Dans l'entrée du service de "réa", un seau attire le regard. "La fuite existe depuis la construction du service, en 1992", s'attriste le Dr Didier Hommel. Après 25 ans de dysfonctionnements, les murs sont partiellement tachés, par endroit troués. "On ne peut plus nettoyer, car ça suinte continuellement", se lamente-t-il.
Dans certains couloirs, la moisissure triomphe. Des petites plantes ressemblant à des fougères sortent désormais de conduits. Des fientes d'oiseaux parsèment certaines coursives à l'air libre. Parfois, les détritus s'amoncellent.
"Les malades sont douchés à l'eau froide à 6h le matin car il n'y a pas d'eau chaude. C'est indigne", tonne le Dr Hakim Amroun. Et le chef du pôle chirurgie de s'interroger: "Je ne sais pas si on accepterait qu'un métropolitain se fasse soigner comme cela..."
Le personnel ne manque pas de dévouement. Mais Linda, une infirmière d'une trentaine d'années, désigne les lits "inadaptés" des patients: "ce sont les mêmes que quand j'étais gamine. Les matelas ne sont pas du tout adaptés. Le risque d'escarres est latent".
Le CHAR (Centre hospitalier Andrée-Rosemon de Cayenne) intègre régulièrement la rubrique des faits divers. En 2016, cinq grands prématurés y sont décédés "des suites d'une infection nosocomiale", selon l'Agence régionale de santé.
Mi-janvier, la mort d'un homme de 39 ans, mordu par un serpent, a provoqué la colère. Aucun sérum anti-venin n'existait contre le reptile incriminé mais les Guyanais se sont sentis abandonnés.
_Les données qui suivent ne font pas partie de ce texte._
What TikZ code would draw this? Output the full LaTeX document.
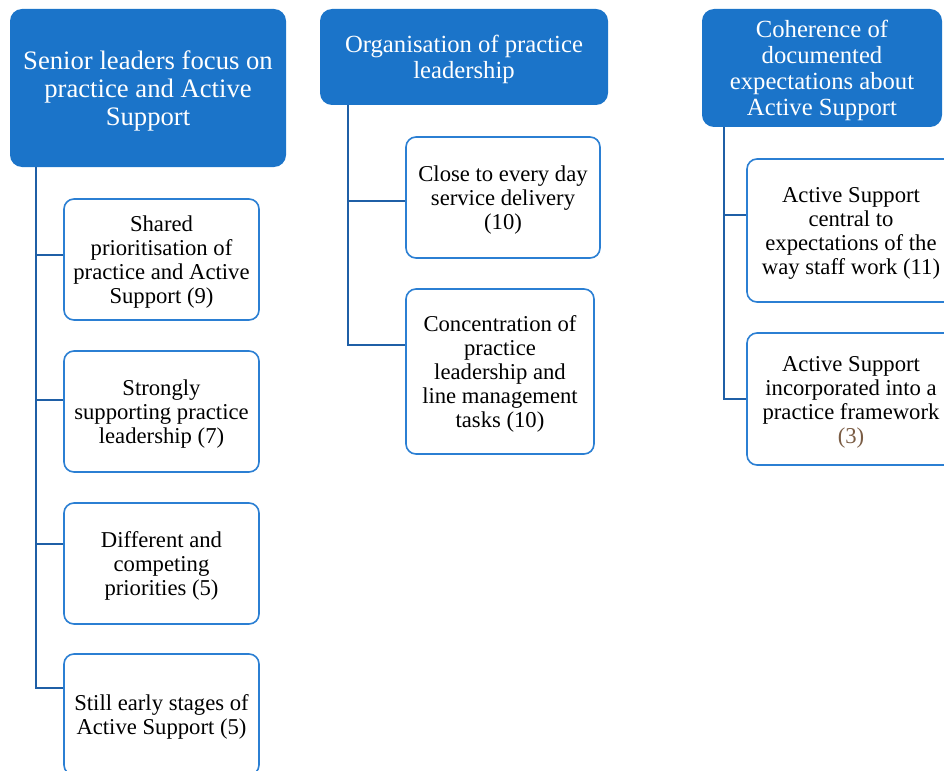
\documentclass[tikz,border=0pt]{standalone}
\usepackage{fontspec}
\setmainfont{Liberation Serif}

\definecolor{headblue}{HTML}{1B74C9}
\definecolor{itemblue}{HTML}{2B7FD3}
\definecolor{linkblue}{HTML}{1F5FA6}
\definecolor{countbrown}{HTML}{7A5C44}

% pushes the first line of a box down a little
\newcommand{\topgap}{\rule{0pt}{0.95em}}

\begin{document}
\begin{tikzpicture}[x=0.75pt, y=-0.75pt,
    head/.style={rectangle, rounded corners=9pt, fill=headblue, text=white, align=center, inner sep=0pt},
    item/.style={rectangle, rounded corners=7.5pt, draw=itemblue, line width=1.2pt, fill=white,
                 align=center, inner sep=0pt, font=\fontsize{17}{18}\selectfont},
    link/.style={draw=linkblue, line width=1.5pt}]

    \useasboundingbox (0,0) rectangle (944,770);

    % Headers
    \node[head, minimum width=207pt, minimum height=118.5pt, font=\fontsize{20}{21}\selectfont]
        (H1) at (148,88) {\topgap Senior leaders focus on\\practice and Active\\Support};
    \node[head, minimum width=216pt, minimum height=72pt, font=\fontsize{18.5}{19.5}\selectfont]
        (H2) at (464,57) {\rule{0pt}{0.88em}Organisation of practice\\leadership};
    \node[head, minimum width=180pt, minimum height=88.5pt, font=\fontsize{18.5}{19.5}\selectfont]
        (H3) at (822,68) {\rule{0pt}{0.88em}Coherence of\\documented\\expectations about\\Active Support};

    % Senior leaders column
    \foreach \i/\y/\txt in {1/259.5/{Shared\\prioritisation of\\practice and Active\\Support (9)},
                            2/411.5/{Strongly\\supporting practice\\leadership (7)},
                            3/563.5/{Different and\\competing\\priorities (5)},
                            4/714.5/{Still early stages of\\Active Support (5)}}
    \node[item, minimum width=146.25pt, minimum height=90.75pt] (S\i) at (161.5,\y) {\topgap\txt};

    % Practice leadership column
    \node[item, minimum width=145.5pt, minimum height=90.75pt] (P1) at (503,197.5)
        {\topgap Close to every day\\service delivery\\(10)};
    \node[item, minimum width=141pt, minimum height=123.75pt] (P2) at (500,371.5)
        {\topgap Concentration of\\practice\\leadership and\\line management\\tasks (10)};

    % Documented expectations column
    \node[item, minimum width=156pt, minimum height=107.25pt] (E1) at (851,230.5)
        {\topgap Active Support\\central to\\expectations of the\\way staff work (11)};
    \node[item, minimum width=156pt, minimum height=99pt] (E2) at (851,399)
        {\topgap Active Support\\incorporated into a\\practice framework\\{\color{countbrown}(3)}};

    % Connect headers to items
    \foreach \i/\dy in {1/-4.5, 2/-11.5, 3/-19.5, 4/-26.5}
    \draw[link] ([xshift=19.5pt]H1.south west) |- ([shift={(0,\dy)}]S\i.west);

    \draw[link] ([xshift=21pt]H2.south west) |- ([shift={(0,3.5)}]P1.west);
    \draw[link] ([xshift=21pt]H2.south west) |- ([shift={(0,-26.5)}]P2.west);

    \draw[link] ([xshift=16.5pt]H3.south west) |- ([shift={(0,-15.5)}]E1.west);
    \draw[link] ([xshift=16.5pt]H3.south west) |- (E2.west);

\end{tikzpicture}
\end{document}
Les carences du système de santé figurent ainsi parmi les principales récriminations de la population, qui mène depuis deux semaines un mouvement social d'une ampleur inédite dans cette collectivité d'Outre-mer, située entre Brésil et Suriname, à 7.000 km de Paris.
"J'irai ailleurs"
Sur les barrages érigés dans Cayenne, l'hôpital est pointé du doigt. "Je n'ai pas pu avoir de péridurale car il y avait une infirmière pour 20 femmes qui accouchaient", se souvient Stéphanie, 32 ans. "Si j'ai un problème, je ferai comme tout le monde. Je prendrai un avion pour aller me faire soigner ailleurs", grogne Jean, la cinquantaine.
"Chaque fois qu'il y a un évènement malheureux, on se fait traiter d'assassins", peste Loïc Epelboin, spécialiste des maladies infectieuses, qui regrette le manque d'investissements chronique.
Alors que 2.000 personnes travaillent au CHAR, que l'établissement rayonne sur un bassin de population de 90.000 habitants et qu'il est, pour certaines spécialités, l'unique structure de santé pour l'ensemble de la population guyanaise, "il perd chaque mois 1,6 million d'euros", constate un médecin.
En cause, l'augmentation de la population, liée à une importante démographie et à une forte croissance migratoire, qui "engendre un déficit croissant de l'hôpital sur ses activités en tarification hospitalière", explique un collectif du personnel.
L'établissement, mis sous tutelle en mars 2016, "n'arrive donc pas à avoir de la trésorerie et a un déficit structurel croissant, ce qui fait que les projets prévus n'avancent pas", poursuit-il.
La nouvelle direction de l'hôpital, contactée par l'AFP, n'a pas souhaité faire de commentaire.
Samedi, la ministre des Outre-mer Ericka Bareigts a annoncé que 85 millions d'euros seraient investis dans le système de santé guyanais dans le cadre d'"actions d'urgence" concernant aussi le système éducatif et les forces de l'ordre. 65 millions seront consacrés au seul hôpital de Cayenne, dont 20 au titre d'une '"aide financière d'urgence" et 40 pour le "moderniser". Quelque 21 millions d'euros avaient déjà été débloqués par Paris en décembre.
"Le problème, c'est qu'on fonctionne à court terme", constate le président de la commission médicale de l'établissement, Christophe Lebreton. Malgré les aides annoncées, "vu l'évolution de la population, on va se retrouver dans la même discussion d'ici 5 à 10 ans".